Bovendien, zo werd berekend, zijn de maatregelen sociaal onrechtvaardig. De belastingvermindering komt voor 45 % in het voordeel van de rijksten en slechts voor 12 % in het voordeel van de armsten. En er liggen nog meer hervormingen te wachten, voor de pensioenen, de kinderbijslag, vermindering van de schuldenlast…
De Bank of England is afgelopen week meteen moeten tussenbeide komen om de lange termijn staatsleningen te ondersteunen en de financiële stabiliteit te bewaren.
Partijconferentie
Deze week begint in Birmingham de partijconferentie van de Britse Conservatieven. Het zal er lichtjes onstuimig aan toe gaan. Het ongenoegen is zeer groot, maar men beseft dat het onmogelijk is om Liz Truss, ondanks haar zelfmoordactie, na nauwelijks drie weken weer af te zetten. Of haar Minister van Financiën dit overleeft is een andere vraag.

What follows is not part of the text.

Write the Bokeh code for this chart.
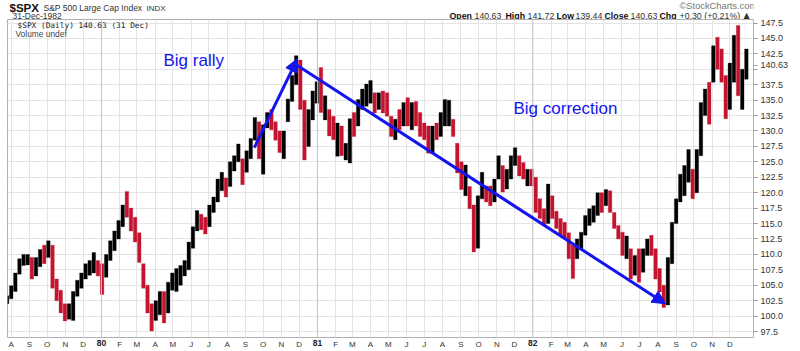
import pandas as pd
from bokeh.plotting import figure
from bokeh.layouts import column
from bokeh.models import (ColumnDataSource, Range1d, FixedTicker, Label, Arrow, NormalHead, Span,
                          DatetimeAxis)
from bokeh.embed import file_html
from bokeh.resources import INLINE

# ---- weekly OHLC (weeks ending Friday) ----
first_week = "1979-07-27"
last_week = "1982-12-31"

high_79 = [103.3, 104.9, 107.0, 109.3, 110.0, 110.0, 109.5, 109.5, 110.8, 111.5, 112.2, 111.5,
           106.0, 104.2, 102.0, 102.0, 104.0, 105.8, 107.0, 108.5, 109.0, 110.3, 109.0]
low_79 = [102.0, 102.8, 104.0, 106.8, 108.2, 108.3, 106.0, 106.5, 108.0, 108.5, 109.5, 104.5,
          102.5, 100.5, 99.2, 99.5, 99.3, 103.2, 104.5, 106.0, 106.6, 107.0, 106.5]
close_79 = [103.0, 104.5, 106.6, 108.7, 109.3, 109.4, 106.8, 109.0, 109.8, 109.5, 111.5, 105.5,
            103.0, 101.3, 100.5, 100.8, 103.5, 105.0, 106.5, 107.5, 108.0, 108.2, 107.5]

high_80 = [108.5, 110.0, 112.2, 113.8, 115.5, 118.0, 120.2, 117.5, 116.0, 113.5, 108.5, 105.0, 102.0,
           102.5, 104.0, 104.0, 105.5, 107.0, 107.7, 108.2, 109.0, 112.0, 114.5, 117.1, 116.5, 116.0,
           118.0, 119.3, 122.2, 123.3, 122.4, 125.0, 126.0, 127.9, 125.5, 126.8, 128.8, 132.2, 131.5,
           131.0, 133.0, 133.5, 131.5, 130.0, 130.0, 135.2, 139.0, 142.2, 141.5, 135.0, 133.5, 136.5]
low_80 = [103.5, 106.3, 109.0, 110.6, 112.5, 114.5, 116.0, 113.8, 112.0, 108.7, 104.5, 100.5, 97.6,
          99.3, 100.2, 98.9, 100.5, 104.2, 104.0, 105.0, 106.5, 107.5, 111.0, 113.8, 114.0, 113.3,
          114.5, 116.8, 118.5, 120.3, 119.3, 121.0, 123.5, 125.0, 121.3, 123.3, 125.5, 128.5, 125.5,
          123.0, 130.5, 130.2, 128.5, 126.5, 125.5, 131.5, 134.8, 137.5, 133.5, 125.3, 127.5, 131.8]
close_80 = [106.5, 109.9, 111.5, 113.5, 115.0, 117.5, 116.8, 115.0, 113.0, 109.5, 106.0, 101.5, 100.5,
            101.8, 102.5, 99.5, 105.0, 106.0, 106.5, 107.5, 108.5, 111.5, 113.8, 116.5, 115.5, 114.2,
            117.5, 118.5, 121.8, 122.0, 120.5, 124.5, 125.5, 126.5, 122.5, 126.0, 128.0, 131.0, 126.0,
            130.5, 132.5, 131.5, 129.5, 127.5, 129.0, 134.5, 138.0, 141.0, 134.0, 127.5, 133.0, 135.5]

high_81 = [138.0, 140.3, 135.7, 133.5, 132.4, 131.3, 130.8, 128.0, 132.0, 133.0, 135.1, 136.8, 137.6,
           138.2, 136.2, 136.2, 136.5, 136.2, 132.4, 131.9, 133.5, 134.6, 135.4, 134.6, 134.8, 133.0,
           131.3, 130.8, 130.8, 131.3, 133.0, 135.1, 135.0, 131.9, 128.0, 125.0, 124.5, 121.0, 118.0,
           119.5, 123.3, 121.1, 121.1, 122.2, 126.0, 124.4, 123.8, 126.0, 127.3, 126.0, 124.9, 123.8]
low_81 = [134.5, 133.0, 131.8, 129.2, 128.6, 125.9, 126.0, 125.3, 124.8, 129.1, 130.8, 133.5, 134.0,
          134.5, 132.9, 133.5, 132.9, 132.4, 129.1, 128.6, 130.2, 130.8, 130.8, 130.2, 130.8, 129.1,
          128.6, 126.4, 126.4, 128.6, 129.1, 130.8, 130.8, 129.1, 123.2, 120.5, 119.5, 117.4, 110.4,
          111.0, 119.0, 118.5, 117.9, 118.5, 122.2, 120.1, 120.6, 122.2, 124.4, 122.7, 122.2, 121.1]
close_81 = [136.5, 134.0, 134.5, 130.5, 129.5, 130.5, 127.0, 127.0, 131.5, 130.5, 134.0, 136.0, 136.5,
            136.5, 134.0, 135.5, 135.0, 133.0, 130.0, 131.5, 131.0, 133.0, 132.0, 133.5, 132.5, 131.0,
            129.5, 128.5, 130.0, 129.5, 131.5, 132.5, 133.5, 130.0, 124.5, 121.5, 121.5, 117.8, 113.0,
            119.0, 121.5, 119.5, 118.5, 122.0, 124.5, 121.0, 122.5, 125.5, 126.0, 123.5, 123.0, 123.0]

high_82 = [123.8, 122.5, 119.0, 117.4, 121.4, 119.5, 117.0, 115.8, 115.2, 113.5, 111.5, 112.5, 113.6,
           116.3, 117.4, 117.9, 120.0, 120.0, 120.5, 120.3, 116.8, 114.7, 113.6, 113.0, 110.9, 109.8,
           110.9, 110.9, 112.5, 113.1, 110.9, 107.7, 105.0, 109.5, 115.2, 119.0, 123.0, 124.4, 127.0,
           123.8, 127.0, 134.6, 136.8, 137.9, 143.8, 145.2, 143.3, 139.0, 141.0, 145.5, 147.1, 140.0, 143.3]
low_82 = [121.1, 116.8, 115.8, 114.7, 115.0, 115.8, 114.2, 113.1, 112.5, 109.3, 106.1, 109.3, 110.9,
          113.1, 114.7, 115.2, 116.3, 116.8, 117.9, 116.8, 114.2, 112.5, 109.8, 109.3, 106.0, 106.6,
          105.5, 107.1, 109.8, 109.8, 106.0, 103.9, 101.4, 101.8, 108.5, 115.0, 118.5, 119.5, 121.7,
          119.0, 120.0, 126.0, 132.5, 131.1, 137.9, 140.0, 137.9, 132.0, 133.5, 137.9, 135.7, 133.5, 138.4]
close_82 = [122.5, 118.0, 116.5, 115.5, 120.5, 117.0, 114.5, 114.0, 113.5, 110.0, 108.5, 111.0, 112.5,
            115.5, 116.0, 116.8, 119.5, 117.0, 119.5, 118.0, 114.8, 113.0, 110.5, 111.5, 107.5, 109.0,
            107.0, 110.5, 111.5, 111.0, 107.5, 104.0, 102.5, 109.0, 114.0, 118.5, 121.0, 123.0, 123.5,
            121.0, 126.5, 133.0, 135.5, 134.0, 142.0, 141.0, 139.0, 134.0, 138.5, 143.0, 137.0, 138.5, 140.63]

high = high_79 + high_80 + high_81 + high_82
low = low_79 + low_80 + low_81 + low_82
close = close_79 + close_80 + close_81 + close_82

# axis labels
month_letters = ["J", "F", "M", "A", "M", "J", "J", "A", "S", "O", "N", "D"]
year_labels = {1980: "80", 1981: "81", 1982: "82"}
price_ticks = [97.5, 100.0, 102.5, 105.0, 107.5, 110.0, 112.5, 115.0, 117.5, 120.0, 122.5, 125.0,
               127.5, 130.0, 132.5, 135.0, 137.5, 140.0, 142.5, 145.0, 147.5]
last_close = 140.63

# annotation anchors (date, price)
rally_start = ("1980-09-16", 127.3)
rally_top = ("1980-11-28", 141.7)
corr_start = ("1980-11-28", 140.6)
corr_end = ("1982-08-14", 102.0)

BLUE = "#1414ee"
RED = "#c41430"


def ms(d):
    return pd.Timestamp(d).value // 10**6


weeks = pd.date_range(first_week, last_week, freq="W-FRI")
n = min(len(weeks), len(high), len(low), len(close))
xs = [ms(w - pd.Timedelta(days=2)) for w in weeks[:n]]
colors = []
prev = None
for c in close[:n]:
    colors.append("#000000" if (prev is None or c >= prev) else RED)
    prev = c

src = ColumnDataSource(dict(x=xs, high=high[:n], low=low[:n], color=colors))

HEAD_H = 19
FL, FB = 7, 337  # frame left / bottom in page px

# ---------------- header strip ----------------
head = figure(width=800, height=HEAD_H, output_backend="svg", toolbar_location=None,
              x_range=Range1d(0, 800), y_range=Range1d(0, HEAD_H),
              x_axis_location=None, y_axis_location=None,
              min_border_left=0, min_border_right=0, min_border_top=0, min_border_bottom=0)
head.outline_line_color = None
head.grid.visible = False
head.background_fill_color = "white"
head.border_fill_color = "white"


def hlab(text, cx, cy, size, bold=False, color="#333333", font="Liberation Sans"):
    head.add_layout(Label(x=cx, y=HEAD_H - cy, x_units="screen", y_units="screen", text=text,
                          text_font=font, text_font_size=f"{size}px",
                          text_font_style="bold" if bold else "normal", text_color=color,
                          text_align="left", text_baseline="middle"))


hlab("$SPX", 2, 7, 11.5, bold=True, color="#111111")
hlab("S&P 500 Large Cap Index", 36, 7.5, 8.5)
hlab("INDX", 139, 7.5, 8)
hlab("31-Dec-1982", 5, 15, 8.5)
hlab("\u00a9StockCharts.com", 672, 5, 9.3, color="#777777")
for t, x0, b in [("Open", 442, True), ("140.63", 467, False), ("High", 498, True), ("141.72", 520, False),
                 ("Low", 549, True), ("139.44", 568, False), ("Close", 597, True), ("140.63", 623, False),
                 ("Chg", 652, True), ("+0.30 (+0.21%)", 672, False)]:
    hlab(t, x0, 15, 8.8, bold=b, color="#111111" if b else "#333333")
hlab("\u25b2", 736, 14.5, 8, font="DejaVu Sans")

# ---------------- main chart ----------------
p = figure(width=800, height=351 - HEAD_H, output_backend="svg", toolbar_location=None,
           x_axis_type="datetime", y_axis_location="right",
           x_range=Range1d(ms("1979-07-25 17:00"), ms("1983-01-10 02:00")),
           y_range=Range1d(96.53, 148.07),
           min_border_left=FL, min_border_right=47, min_border_top=0, min_border_bottom=14)
p.background_fill_color = "white"
p.border_fill_color = "white"
p.outline_line_color = "#b0b0b0"

month_starts = pd.date_range("1979-08-01", "1982-12-01", freq="MS")
mticks = [ms(d) for d in month_starts]
overrides = {}
for d, t in zip(month_starts, mticks):
    overrides[t] = "" if d.month == 1 else month_letters[d.month - 1]

xa = p.xaxis[0]
xa.ticker = FixedTicker(ticks=mticks)
xa.major_label_overrides = overrides
xa.axis_line_color = None
xa.major_tick_out = 0
xa.major_tick_in = 0
xa.major_tick_line_color = None
xa.minor_tick_line_color = None
xa.major_label_standoff = 2
xa.major_label_text_font = "Liberation Sans"
xa.major_label_text_font_size = "8px"
xa.major_label_text_color = "#333333"

# bold year labels on a second axis, pulled up onto the month-label row
yticks_ms = [ms(f"{yr}-01-01") for yr in year_labels]
year_axis = DatetimeAxis(ticker=FixedTicker(ticks=yticks_ms),
                         major_label_overrides={t: year_labels[yr] for t, yr in zip(yticks_ms, year_labels)},
                         axis_line_color=None, major_tick_line_color=None, minor_tick_line_color=None,
                         major_tick_out=0, major_tick_in=0, major_label_standoff=-12,
                         major_label_text_font="Liberation Sans", major_label_text_font_size="8.5px",
                         major_label_text_font_style="bold", major_label_text_color="#222222")
p.add_layout(year_axis, "below")

ya = p.yaxis[0]
ya.ticker = FixedTicker(ticks=price_ticks + [last_close])
yover = {t: f"{t:.1f}" for t in price_ticks}
yover[140.0] = ""
yover[last_close] = f"{last_close:.2f}"
ya.major_label_overrides = yover
ya.axis_line_color = None
ya.major_tick_out = 4
ya.major_tick_in = 0
ya.major_tick_line_color = "#999999"
ya.minor_tick_line_color = None
ya.major_label_standoff = 3
ya.major_label_text_font = "Liberation Sans"
ya.major_label_text_font_size = "9px"
ya.major_label_text_color = "#333333"

p.xgrid.ticker = FixedTicker(ticks=mticks)
p.ygrid.ticker = FixedTicker(ticks=price_ticks)
p.xgrid.grid_line_color = "#e4e4e4"
p.ygrid.grid_line_color = "#e4e4e4"

for yr in year_labels:
    p.add_layout(Span(location=ms(f"{yr}-01-01"), dimension="height", line_color="#c4c4c4", line_width=1))

p.vbar(x="x", width=6.0 * 86400000, top="high", bottom="low", fill_color="color",
       line_color="color", line_width=0.3, source=src)

# arrows
p.add_layout(Arrow(end=NormalHead(size=13, fill_color=BLUE, line_color=BLUE),
                   x_start=ms(rally_start[0]), y_start=rally_start[1],
                   x_end=ms(rally_top[0]), y_end=rally_top[1],
                   line_color=BLUE, line_width=3))
p.add_layout(Arrow(end=NormalHead(size=13, fill_color=BLUE, line_color=BLUE),
                   x_start=ms(corr_start[0]), y_start=corr_start[1],
                   x_end=ms(corr_end[0]), y_end=corr_end[1],
                   line_color=BLUE, line_width=3))


def lab(text, cx, cy, size, bold=False, color="#222222", font="Liberation Sans", align="left"):
    p.add_layout(Label(x=cx - FL, y=FB - cy, x_units="screen", y_units="screen", text=text,
                       text_font=font, text_font_size=f"{size}px",
                       text_font_style="bold" if bold else "normal", text_color=color,
                       text_align=align, text_baseline="middle"))


# in-plot legend text
lab("$SPX (Daily) 140.63 (31 Dec)", 17, 25, 7.8, color="#222222", font="DejaVu Sans Mono")
lab("Volume undef", 15, 33, 8.4, color="#444444")

# annotations
lab("Big rally", 163, 60, 17, color=BLUE)
lab("Big correction", 513, 108, 17, color=BLUE)

layout = column(head, p, spacing=0)
open("out.html", "w").write(file_html(layout, INLINE))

Bovendien blijkt de bedrijfswereld geen vragende partij te zijn voor belastingverminderingen. Als de ondernemingen mogen kiezen, wordt eerst gekeken naar de stabiliteit, dan naar een betere infrastructuur en tenslotte naar goede werkkrachten, want ook die zijn er niet meer.
Nieuwe verkiezingen zullen er pas komen in 2024. Liz Truss heeft een grote bewondering voor Thatcher, maar dat op zich is natuurlijk onvoldoende. Bovendien is ze slechts verkozen door een deel van de partijleden en niet door de hele bevolking. Samen met haar uitgesproken onervaren kabinet maakt het haar bijzonder kwetsbaar. Een grote dadenkracht zal van deze regering niet meer uitgaan.
Labour doet het goed
Wie hier garen bij spint is uiteraard de Labour partij van Keir Starmer. Charisma is niet bepaald het grote kenmerk van de man, maar hij belooft stabiliteit en heeft een erg bekwame ‘shadow’ Minister van Financiën, Rachel Reeves.
Op het partijcongres van vorige week in Liverpool was de eenheid van de partij zo goed als hersteld, na de zware beschadiging door het afzetten van Jeremy Corbyn. De linkse vleugel – voor zover die niet is uitgeschakeld – heeft begrepen dat haar stem niet meer draagt en dat de wind weer uit een andere richting komt. Starmer roept op om weer nauwer te gaan samenwerken met de Europese Unie. Labour heeft de stakingen van afgelopen zomer niet gesteund en is weer beste maatjes met het bedrijfsleven. Te weinig middelen voor meer personeel in de partij? Geen nood, de ondernemingen staan wel wat mensen af. Op die manier zijn die bedrijven geen probleem weer, maar worden ze deel van de oplossing. Het is een ‘gerookte zalm’ offensief’, zo schrijft The Economist.
Volgens de peilingen ligt Labour momenteel met ruim 10 % of zelfs meer voor op de Conservatieven.